18.2.2. Simplifying the Input

The dynamic programming algorithm for the Steiner tree problem is easier to formulate if we can guarantee that every vertex \(v \in K\) is a leaf of every Steiner tree for \(K\). This is guaranteed if every vertex in \(K\) has degree \(1\). The following transformation ensures this.

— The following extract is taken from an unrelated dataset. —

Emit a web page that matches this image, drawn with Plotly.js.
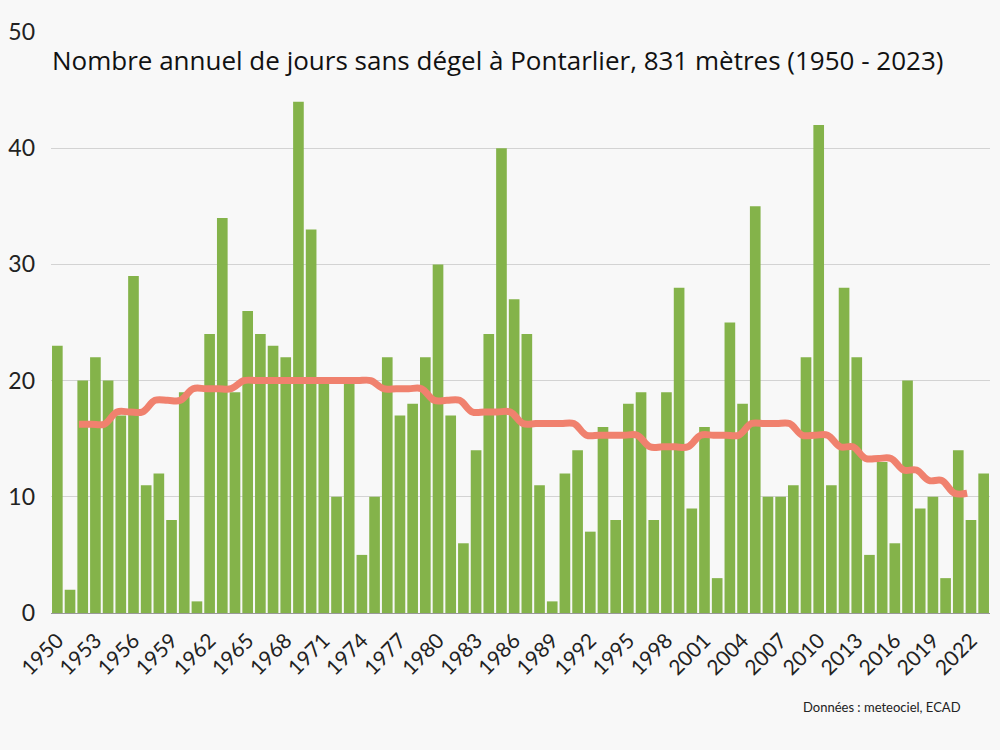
<!DOCTYPE html>
<html>
<head>
<meta charset="utf-8">
<script src="https://cdn.plot.ly/plotly-3.0.1.min.js"></script>
<style>
html,body{margin:0;padding:0;background:#f8f8f8;}
#chart{width:1000px;height:750px;}
</style>
</head>
<body>
<div id="chart"></div>
<script>
var years = [];
for (var y = 1950; y <= 2023; y++) years.push(y);

var frostDays = [
  23, 2, 20, 22, 20, 17, 29, 11, 12, 8,
  19, 1, 24, 34, 19, 26, 24, 23, 22, 44,
  33, 20, 10, 20, 5, 10, 22, 17, 18, 22,
  30, 17, 6, 14, 24, 40, 27, 24, 11, 1,
  12, 14, 7, 16, 8, 18, 19, 8, 19, 28,
  9, 16, 3, 25, 18, 35, 10, 10, 11, 22,
  42, 11, 28, 22, 5, 13, 6, 20, 9, 10,
  3, 14, 8, 12
];

var avgYears = [];
for (var a = 1952; a <= 2022; a++) avgYears.push(a);

var movingAvg = [
  16.25, 16.25, 16.25,
  17.3, 17.3, 17.3,
  18.3, 18.3, 18.3,
  19.3, 19.3, 19.3, 19.3,
  20, 20, 20, 20, 20, 20, 20, 20, 20, 20, 20,
  19.3, 19.3, 19.3, 19.3,
  18.3, 18.3, 18.3,
  17.3, 17.3, 17.3, 17.3,
  16.3, 16.3, 16.3, 16.3, 16.3,
  15.3, 15.3, 15.3, 15.3, 15.3,
  14.3, 14.3, 14.3, 14.3,
  15.3, 15.3, 15.3, 15.3,
  16.3, 16.3, 16.3, 16.3,
  15.3, 15.3, 15.3,
  14.3, 14.3,
  13.3, 13.3, 13.3,
  12.3, 12.3,
  11.4, 11.4,
  10.3, 10.3
];

var bars = {
  type: 'bar',
  x: years,
  y: frostDays,
  marker: {color: '#84b34a', line: {width: 0}},
  hoverinfo: 'x+y'
};
var line = {
  type: 'scatter',
  mode: 'lines',
  x: avgYears,
  y: movingAvg,
  xaxis: 'x2',
  line: {color: '#f0816e', width: 7, shape: 'spline', smoothing: 1}
};

var shift = 0.3;
var L = 51, R = 990, T = 32, B = 613;
var layout = {
  width: 1000,
  height: 750,
  paper_bgcolor: '#f8f8f8',
  plot_bgcolor: '#f8f8f8',
  margin: {l: L, r: 1000 - R, t: T, b: 750 - B},
  showlegend: false,
  bargap: 0.16,
  font: {family: 'Lato, sans-serif', color: '#222'},
  title: {
    text: 'Nombre annuel de jours sans dégel à Pontarlier, 831 mètres (1950 - 2023)',
    font: {family: '"Open Sans", sans-serif', size: 26, color: '#111', weight: 500},
    x: 52 / 1000, xanchor: 'left', xref: 'container',
    y: 1 - 61 / 750, yanchor: 'middle', yref: 'container'
  },
  xaxis: {
    range: [1949.5, 2023.5],
    tickmode: 'linear', tick0: 1950, dtick: 3,
    tickangle: -45,
    tickfont: {size: 21, color: '#222'},
    showgrid: false,
    zeroline: false,
    showline: true, linecolor: '#999', linewidth: 1,
    ticks: '', ticklen: 0,
    ticklabelstandoff: 6
  },
  xaxis2: {
    overlaying: 'x',
    range: [1949.5 + shift, 2023.5 + shift],
    visible: false
  },
  yaxis: {
    range: [0, 50],
    dtick: 10,
    tickfont: {size: 23, color: '#222'},
    gridcolor: '#d3d3d3', gridwidth: 1,
    zeroline: false,
    ticks: '', ticklen: 0,
    ticklabelstandoff: 15,
    automargin: false
  },
  annotations: [{
    text: 'Données : meteociel, ECAD',
    xref: 'paper', yref: 'paper',
    x: (963 - L) / (R - L),
    y: (B - 707) / (B - T),
    xanchor: 'right', yanchor: 'middle',
    showarrow: false,
    font: {family: 'Lato, sans-serif', size: 13, color: '#222'}
  }]
};

Plotly.newPlot('chart', [bars, line], layout, {displayModeBar: false, staticPlot: true});
</script>
</body>
</html>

Given an input \((G,K)\), we transform it into an equivalent input \((G',K')\) such that every vertex in \(K'\) has degree \(1\). \(G'\) is obtained from \(G\) by adding a vertex \(v'\) to \(G\) for every vertex \(v \in K\). The only neighbour of \(v'\) is \(v\). We define \(K' = \{v' \mid v \in K\}\). The edge \((v,v')\) has weight \(0\) for all \(v \in K\). This is illustrated in Figure 18.2.

Figure 18.2: Coming soon!

Lemma 18.2: If \(T\) is a solution of the Steiner tree problem for \((G,K)\), then \(T' = T \cup \{(v,v') \mid v \in K\}\) is a solution of the Steiner tree problem for \((G',K')\) of weight \(w(T') = w(T)\).

If \(T'\) is a solution of the Steiner tree problem for \((G',K')\), then \(T = T'[V]\) is a solution of the Steiner tree problem for \((G,K)\) of weight \(w(T) = w(T')\).

Proof: If \(T\) is a Steiner tree for \((G,K)\), then it is a tree that contains all vertices in \(K\). Thus, \(T' = T \cup \{(v,v') \mid v \in K\}\) is a tree. Since it contains all vertices in \(K'\) and all its edges are edges of \(G'\), it is a Steiner tree for \((G',K')\). \(T'\) contains all edges of \(T\) plus all edges in \(\{(v,v') \mid v \in K\}\). Since each of the latter edges has weight \(0\), we have \(w(T') = w(T)\).

If \(T'\) is a Steiner tree for \((G',K')\), then it is a tree that contains all vertices in \(K'\). Since the only neighbour of each vertex \(v' \in K'\) is its corresponding vertex \(v \in K\), \(T'\) also contains all vertices in \(K\). Since each vertex \(v' \in K'\) has degree \(1\), it is a leaf of \(T'\). Thus, the subgraph \(T'[V]\) of \(T'\) obtained by removing all vertices in \(K'\) is a tree. Since \(T'[V]\) contains all vertices in \(K\) and all its edges are edges of \(G\), it is a Steiner tree for \((G,K)\). \(T\) contains the same edges as \(T'\) except the edges \({(v,v') \mid v \in K}\). Since each of the latter edges has weight \(0\), we have \(w(T) = w(T')\). ▨

Lemma 18.2 establishes a weight-preserving bijection between Steiner trees of \((G,K)\) and Steiner trees of \((G',K')\). Thus, this bijection maps minimum Steiner trees of \((G,k)\) to minimum Steiner trees of \((G',k')\) and vice versa. Therefore, it is sufficient to compute a minimum Steiner tree of \((G',K')\). From here on, we can therefore assume that the input is a pair \((G,K)\) where every vertex \(v \in K\) has degree \(1\).